La poésie comme historicité radicale et invention de pensée, donc invention de vie, opère alors une crise de la notion de modernité, c'est-à-dire de ses confusions avec l’avant-garde, avec le nouveau, et avec le contemporain. D’où les distinctions à faire entre modernité philosophique, modernité en art, modernité technologique, modernité urbaine et industrielle, modernité-Baudelaire, à partir de laquelle on peut reconnaître la modernité comme éthique de l’art et par l’art, comme fonctionnement des œuvres en tant qu’inventions de pensée.
Ce qui lie inséparablement les deux notions, de la modernité comme activité continuée des œuvres et présence au présent, et du poème comme invention de pensée, telle qu’est poème une transformation d’une forme de vie par une forme de langage et une transformation d’une forme de langage par une forme de vie.
Ce qui à la fois étend la notion de poème à la pensée, à la notion de poème de la pensée, et traverse toutes les notions traditionnelles de genre, et les différences entre ce qu’on appelle littérature et ce qu’on appelle philosophie.

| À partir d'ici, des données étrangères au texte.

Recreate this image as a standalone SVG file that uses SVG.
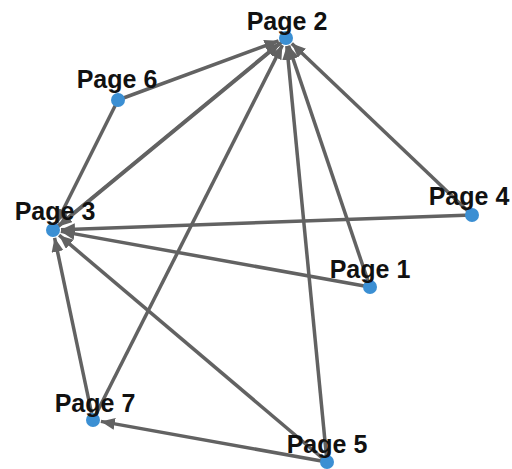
<svg xmlns="http://www.w3.org/2000/svg" width="512" height="469" viewBox="0 0 512 469">
<style>
.e{stroke:#626262;stroke-width:3.5;fill:none;marker-end:url(#ah)}
.n{fill:#3b8fd3}
.t{font-family:"Liberation Sans",Arial,sans-serif;font-weight:bold;font-size:25px;fill:#111;text-anchor:middle}
</style>
<defs>
<marker id="ah" markerUnits="userSpaceOnUse" markerWidth="16" markerHeight="14" refX="14" refY="6" orient="auto">
<path d="M0,0 L14,6 L0,12 z" fill="#626262"/>
</marker>
</defs>
<rect width="512" height="469" fill="#fff"/>
<g id="edges">
<line class="e" x1="118" y1="100" x2="278.5" y2="40.8"/>
<line class="e" x1="53" y1="230" x2="279.8" y2="43.1"/>
<line class="e" x1="285" y1="39.5" x2="58.2" y2="226.4"/>
<line class="e" x1="118" y1="100" x2="56.6" y2="222.8"/>
<line class="e" x1="472" y1="215" x2="291.8" y2="43.5"/>
<line class="e" x1="472" y1="215" x2="61" y2="229.7"/>
<line class="e" x1="370" y1="287" x2="288.6" y2="45.6"/>
<line class="e" x1="370" y1="287" x2="60.9" y2="231.4"/>
<line class="e" x1="327" y1="462" x2="286.8" y2="46"/>
<line class="e" x1="327" y1="462" x2="59.1" y2="235.2"/>
<line class="e" x1="327" y1="462" x2="100.9" y2="421.4"/>
<line class="e" x1="93" y1="420" x2="282.4" y2="45.1"/>
<line class="e" x1="93" y1="420" x2="54.6" y2="237.8"/>
</g>
<g id="page2"><circle class="n" cx="286" cy="38" r="7"/><text class="t" x="287" y="30">Page 2</text></g>
<g id="page6"><circle class="n" cx="118" cy="100" r="7"/><text class="t" x="117" y="88">Page 6</text></g>
<g id="page3"><circle class="n" cx="53" cy="230" r="7"/><text class="t" x="55" y="220">Page 3</text></g>
<g id="page4"><circle class="n" cx="472" cy="215" r="7"/><text class="t" x="469" y="205">Page 4</text></g>
<g id="page1"><circle class="n" cx="370" cy="287" r="7"/><text class="t" x="370" y="278">Page 1</text></g>
<g id="page7"><circle class="n" cx="93" cy="420" r="7"/><text class="t" x="95" y="412">Page 7</text></g>
<g id="page5"><circle class="n" cx="327" cy="462" r="7"/><text class="t" x="327" y="453">Page 5</text></g>
</svg>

Ce qui pose aussi l’invention de pensée contre tout ce qui n’est pas invention de pensée, qui du coup peut être reconnu comme participant au maintien de l’ordre dans la société : le politiquement correct, le sémiotiquement correct, le linguistiquement correct, le poétiquement correct, le religieusement correct.
C’est ce qui a encore un autre effet sur la poésie, sur l’opposition classique, et académique, entre le lyrisme et l’épopée. Parce que si le poème est cette double transformation que j’ai énoncée, tout poème est une aventure qui arrive à une voix. En quoi paradoxalement tout ce qu’on appelle lyrisme ressortit beaucoup plus fortement à l’épopée. Tout poème est épique, ou n’est pas un poème.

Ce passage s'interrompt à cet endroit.